On Tuesday, February 3, it finally happened: Amazon.com (AMZN -1.85%) hit $1 trillion in market value. (It briefly touched $1 trillion in market capitalization a couple of times back in 2018 as well -- but the valuation didn't stick.)
Before Amazon returned to the trillion-dollar club, however, something else happened: Jeff Bezos, the company's famously wealthy multi-billionaire founder, cashed out of $1.8 billion in Amazon stock.
Bezos's Form 4 filings with the SEC tell the tale.
Between Friday last week and Monday this week, Bezos sold some 905,456 shares of stock at share prices ranging from just over $2,000 to more than $2,040 per share (Amazon closed today's trading just under $2,040). In total, the Amazon CEO reaped gross proceeds of more than $1.8 billion from the stock sales, which were made as part of a pre-arranged stock sale plan -- i.e. he did not sell off his shares just before Amazon hit its highest market valuation ever on purpose.
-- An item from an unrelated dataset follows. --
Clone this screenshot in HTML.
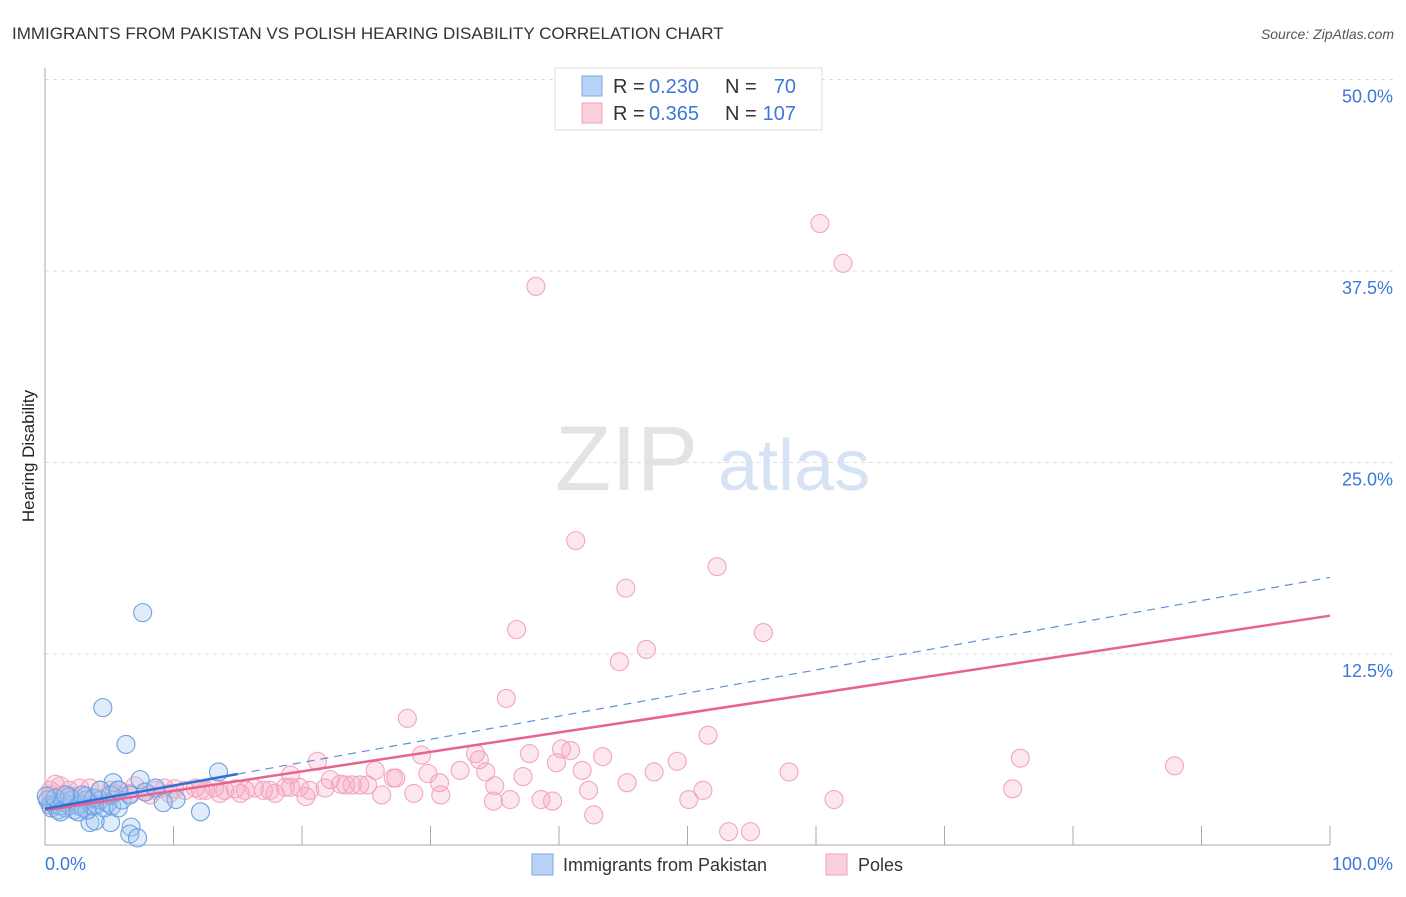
<!DOCTYPE html>
<html><head><meta charset="utf-8"><style>
body{margin:0;background:#fff;font-family:"Liberation Sans",sans-serif}
svg text{font-family:"Liberation Sans",sans-serif}
</style></head><body>
<svg id="c" width="1406" height="892" viewBox="0 0 1406 892">
<text x="12" y="39" font-size="17" fill="#333">IMMIGRANTS FROM PAKISTAN VS POLISH HEARING DISABILITY CORRELATION CHART</text>
<text x="1394" y="39" font-size="14" fill="#555" font-style="italic" text-anchor="end">Source: ZipAtlas.com</text>
<text x="555" y="490" font-size="92" fill="#e3e3e3" font-family="Liberation Serif">ZIP</text>
<text x="718" y="490" font-size="72" fill="#d5e3f5">atlas</text>
<g id="grid"></g><g id="axes"></g>
<text transform="translate(34,456) rotate(-90)" font-size="17" fill="#222" text-anchor="middle">Hearing Disability</text>
<g id="pts"></g><g id="lines"></g>
<g>
<rect x="555" y="68" width="267" height="62" fill="#fff" stroke="#ddd"/>
<rect x="582" y="76" width="20" height="20" fill="#b8d3f5" stroke="#7aa8e6"/>
<rect x="582" y="103" width="20" height="20" fill="#fbd0dd" stroke="#f0a0b8"/>
<g font-size="20">
<text x="613" y="93" fill="#333">R =</text><text x="649" y="93" fill="#3b78d8">0.230</text>
<text x="725" y="93" fill="#333">N =</text><text x="796" y="93" fill="#3b78d8" text-anchor="end">70</text></g>
<g font-size="20">
<text x="613" y="120" fill="#333">R =</text><text x="649" y="120" fill="#3b78d8">0.365</text>
<text x="725" y="120" fill="#333">N =</text><text x="796" y="120" fill="#3b78d8" text-anchor="end">107</text></g>
</g>
<rect x="532" y="854" width="21" height="21" fill="#b8d3f5" stroke="#7aa8e6"/>
<text x="563" y="871" font-size="18" fill="#333">Immigrants from Pakistan</text>
<rect x="826" y="854" width="21" height="21" fill="#fbd0dd" stroke="#f0a0b8"/>
<text x="858" y="871" font-size="18" fill="#333">Poles</text>
</svg>
<script>
const yTicks=[12.5,25,37.5,50];
const yTickLabels=["12.5%","25.0%","37.5%","50.0%"];
const xTickLabels=["0.0%","100.0%"];
const pinkX=[60.3,62.1,38.2,41.3,52.3,45.2,36.7,55.9,46.8,44.7,35.9,28.2,51.6,75.9,87.9,21.2,29.3,33.5,37.7,40.2,40.9,43.4,39.8,49.2,33.8,57.9,47.4,41.8,34.3,32.3,29.8,25.7,37.2,30.7,35.0,45.3,51.2,75.3,42.3,30.8,28.7,26.2,36.2,34.9,38.6,39.5,50.1,61.4,42.7,53.2,54.9,20.3,
19.1,22.2,23.4,23.9,24.5,25.1,27.1,27.3,19.1,17.5,17.0,16.3,15.6,14.8,14.0,13.2,12.5,11.7,10.9,10.1,9.3,8.6,7.8,6.6,5.8,5.1,4.3,3.5,2.7,1.9,1.2,0.8,0.4,0.2,0.4,1.3,2.3,3.3,4.3,5.4,7.0,8.2,9.7,12.1,13.6,15.2,17.9,18.7,20.6,21.8,23.0,19.8];
const pinkY=[40.6,38.0,36.5,19.9,18.2,16.8,14.1,13.9,12.8,12.0,9.6,8.3,7.2,5.7,5.2,5.5,5.9,6.0,6.0,6.3,6.2,5.8,5.4,5.5,5.6,4.8,4.8,4.9,4.8,4.9,4.7,4.9,4.5,4.1,3.9,4.1,3.6,3.7,3.6,3.3,3.4,3.3,3.0,2.9,3.0,2.9,3.0,3.0,2.0,0.9,0.9,3.2,
4.6,4.3,3.95,3.95,3.95,3.95,4.4,4.4,3.8,3.6,3.6,3.75,3.6,3.7,3.6,3.75,3.6,3.75,3.6,3.7,3.75,3.6,3.5,3.4,3.6,3.6,3.6,3.75,3.75,3.6,3.9,4.0,3.6,3.0,3.3,3.3,3.2,3.0,3.0,3.4,3.9,3.3,3.4,3.6,3.4,3.4,3.4,3.8,3.6,3.75,4.0,3.8];
const blueX=[7.6,4.5,6.3,13.5,7.4,5.3,10.2,9.2,12.1,6.7,6.6,7.2,5.1,3.5,3.9,
0.2,0.4,0.5,0.8,1.0,1.2,1.4,1.6,1.9,2.1,2.3,2.6,2.7,3.0,3.2,3.3,3.7,4.0,4.3,4.6,4.9,5.2,5.7,6.0,3.2,1.9,0.8,0.1,1.2,2.6,3.8,4.3,2.9,1.6,5.1,6.6,5.7,7.8,8.6];
const blueY=[15.2,9.0,6.6,4.8,4.3,4.1,3.0,2.8,2.2,1.2,0.75,0.5,1.5,1.5,1.6,
2.97,2.64,2.45,2.64,2.32,2.58,2.84,2.45,2.64,2.97,2.32,2.58,2.7,2.45,2.97,2.32,2.58,2.64,2.97,2.45,2.77,2.58,2.45,2.97,3.23,3.17,3.1,3.23,2.19,2.19,3.1,3.62,3.3,3.3,3.3,3.3,3.62,3.49,3.75];
const pinkTrend=[2.3,15.0];
const blueTrend=[2.4,17.5];
const blueSolidEnd=15;
const X0=45,X1=1330,Y0=845.5,YS=191.5/12.5;
const sx=v=>X0+(X1-X0)*v/100, sy=v=>Y0-v*YS;
const NS="http://www.w3.org/2000/svg";
function mk(t,a,p){const e=document.createElementNS(NS,t);for(const k in a)e.setAttribute(k,a[k]);p.appendChild(e);return e;}
const grid=document.getElementById('grid'),axes=document.getElementById('axes'),pts=document.getElementById('pts'),lines=document.getElementById('lines');
yTicks.forEach((t,i)=>{
 const l=mk('line',{x1:X0,x2:1393,y1:sy(t),y2:sy(t),stroke:'#ddd','stroke-dasharray':'4,4'},grid);
 
 
 const tx=mk('text',{x:1393,y:sy(t)+23,'font-size':18,fill:'#3b78d8','text-anchor':'end'},axes);
 tx.textContent=yTickLabels[i];
 
 
});
const ax=mk('path',{d:`M${X0} 68V845H${X1}`,stroke:'#aaa',fill:'none'},axes);


for(let i=1;i<=10;i++){
 const t=mk('line',{x1:sx(i*10),x2:sx(i*10),y1:826,y2:845,stroke:'#aaa'},axes);
 
 
}
[[45,'start'],[1393,'end']].forEach((p,i)=>{
 const t=mk('text',{x:p[0],y:870,'font-size':18,fill:'#3b78d8','text-anchor':p[1]},axes);
 t.textContent=xTickLabels[i];
 
 
});
pinkX.forEach((x,i)=>{
 const c=mk('circle',{cx:sx(x),cy:sy(pinkY[i]),r:9,fill:'rgba(246,170,195,0.28)',stroke:'#f3a5bd','stroke-width':1.1},pts);
 
 
});
blueX.forEach((x,i)=>{
 const c=mk('circle',{cx:sx(x),cy:sy(blueY[i]),r:9,fill:'rgba(160,195,240,0.32)',stroke:'#6d9fe2','stroke-width':1.1},pts);
 
 
});
const pl=mk('line',{x1:sx(0),y1:sy(pinkTrend[0]),x2:sx(100),y2:sy(pinkTrend[1]),stroke:'#e8638f','stroke-width':2.5},lines);


const bm=v=>blueTrend[0]+(blueTrend[1]-blueTrend[0])*v/100;
const bd=mk('line',{x1:sx(blueSolidEnd),y1:sy(bm(blueSolidEnd)),x2:sx(100),y2:sy(blueTrend[1]),stroke:'#5f8fd8','stroke-width':1.2,'stroke-dasharray':'8,6'},lines);


const bs=mk('line',{x1:sx(0),y1:sy(blueTrend[0]),x2:sx(blueSolidEnd),y2:sy(bm(blueSolidEnd)),stroke:'#2f6fd6','stroke-width':2.5},lines);


</script>
</body></html>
These sales had been arranged to happen automatically some time in advance.
So what is Bezos doing with all this suddenly liquid cash, and why is he selling at all, if Amazon stock is going nowhere but up?
In 2017, Bezos revealed that to finance the development of at least two separate space rockets at his Blue Origin space company, and a lunar lander to boot, he is regularly selling "about $1 billion of Amazon stock a year." That doesn't necessarily mean that the past few days of stock sales will all be going to buy rocket parts, but if I were Blue Origin, I wouldn't be surprised to find there's a check already in the mail.